We actually granted repo access to select people from other VMs in order to help fix compatibility issues but they never used those abilities. I think they basically had their workflow already worked out and found it easier to just stick with them rather than learn ours and contribute upstream.

From a CPython perspective we don’t need it, but if the alternative VMs could use it then it’s a potential conversation to have (I don’t know if that specific module in pure Python is beneficial or if they would still rather have it natively implemented for performance).

That’s an open question that I think we’re all trying to think through whether the answer is “yes” or not.

It makes a lot of sense. I mean, if CPython chooses to implement in C, Grumpy will do in Go and RustPython in Rust. However, having slow Py versions available benefit “newcomers” highly, in my opinion. Having a working thing occurs earlier. We can optimize later if the project got traction.

CPython moves syntax faster than I can port to Grumpy. Keeping sync with stdlib right now looks unfeasible.

A new VM workflow starts by copying anything *.py because is very needed to focus on the Py language syntax only. In this aspect, Grumpy gatthered from stdlib then PyPy then ouroboros. Having a single repo to include as submodule would be useful.

Example: Grumpy had no support to unpacking on except: clauses, nor multiple objects on with. When stdlib is refactored, stuff breaks. This can be mitigated having a stdlib test structure independent of CPython. Pluggable would be the best.

However, I understand CPython to have no benefit from it, besides diversity friendlyness. So their effort should be the minimum needed.

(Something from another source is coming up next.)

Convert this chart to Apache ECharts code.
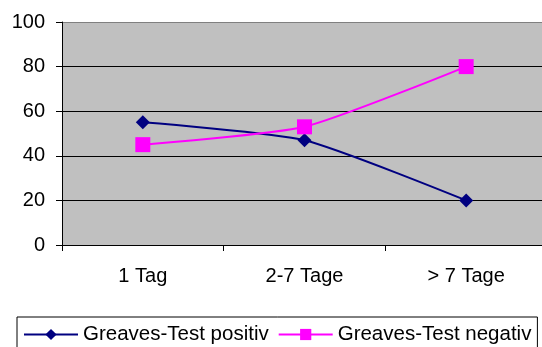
<!DOCTYPE html>
<html><head><meta charset="utf-8">
<script src="https://cdn.jsdelivr.net/npm/echarts@6/dist/echarts.min.js"></script>
<style>html,body{margin:0;padding:0;background:#fff}#c{width:542px;height:347px}</style>
</head><body><div id="c"></div>
<script>
var categories = ['1 Tag', '2-7 Tage', '> 7 Tage'];
var positiv = [55, 47, 20];
var negativ = [45, 53, 80];
var seriesNames = ['Greaves-Test positiv', 'Greaves-Test negativ'];
var yTicks = [0, 20, 40, 60, 80, 100];

var FONT = 'Liberation Sans, Arial, sans-serif';
var chart = echarts.init(document.getElementById('c'));
chart.setOption({
  animation: false,
  backgroundColor: '#fff',
  grid: {left: 62, top: 22, height: 223, width: 485, outerBoundsMode: 'none', containLabel: false,
         show: true, backgroundColor: '#C0C0C0', borderWidth: 0},
  xAxis: {
    type: 'category', data: categories, boundaryGap: true,
    axisLine: {lineStyle: {color: '#000', width: 1}},
    axisTick: {show: true, length: 6, lineStyle: {color: '#000'}},
    axisLabel: {color: '#000', fontFamily: FONT, fontSize: 20, margin: 21}
  },
  yAxis: {
    type: 'value', min: yTicks[0], max: yTicks[yTicks.length - 1], interval: 20,
    axisLine: {show: true, lineStyle: {color: '#000', width: 1}},
    axisTick: {show: true, length: 6, lineStyle: {color: '#000'}},
    axisLabel: {color: '#000', fontFamily: FONT, fontSize: 20, margin: 17},
    splitLine: {show: true, lineStyle: {color: ['#000', '#000', '#000', '#000', '#000', '#808080'], width: 1}}
  },
  legend: {
    left: 17, top: 317, padding: [7, 6, 30, 6], itemGap: 9,
    itemWidth: 54, itemHeight: 14,
    borderColor: '#000', borderWidth: 1,
    textStyle: {color: '#000', fontFamily: FONT, fontSize: 20.5},
    data: seriesNames
  },
  series: [
    {name: seriesNames[0], type: 'line', data: positiv, smooth: 0.2,
     symbol: 'diamond', symbolSize: 14,
     lineStyle: {color: '#000080', width: 2}, itemStyle: {color: '#000080'}},
    {name: seriesNames[1], type: 'line', data: negativ, smooth: 0.2,
     symbol: 'rect', symbolSize: 15,
     lineStyle: {color: '#FF00FF', width: 2}, itemStyle: {color: '#FF00FF'}}
  ]
});
</script></body></html>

So I guess my question is whether a pure Python version is feasible to be used by an alternative implementation since codecs is such a fundamental module? If the answer is “yes” then I think a more formal discussion on python-dev might be called for to discuss whether the overall dev team thinks it’s worth taking on the responsibility of maintaining a pure Python version. But if the pure Python version is just for illustrative purposes then I don’t know if the maintenance burden is worth it.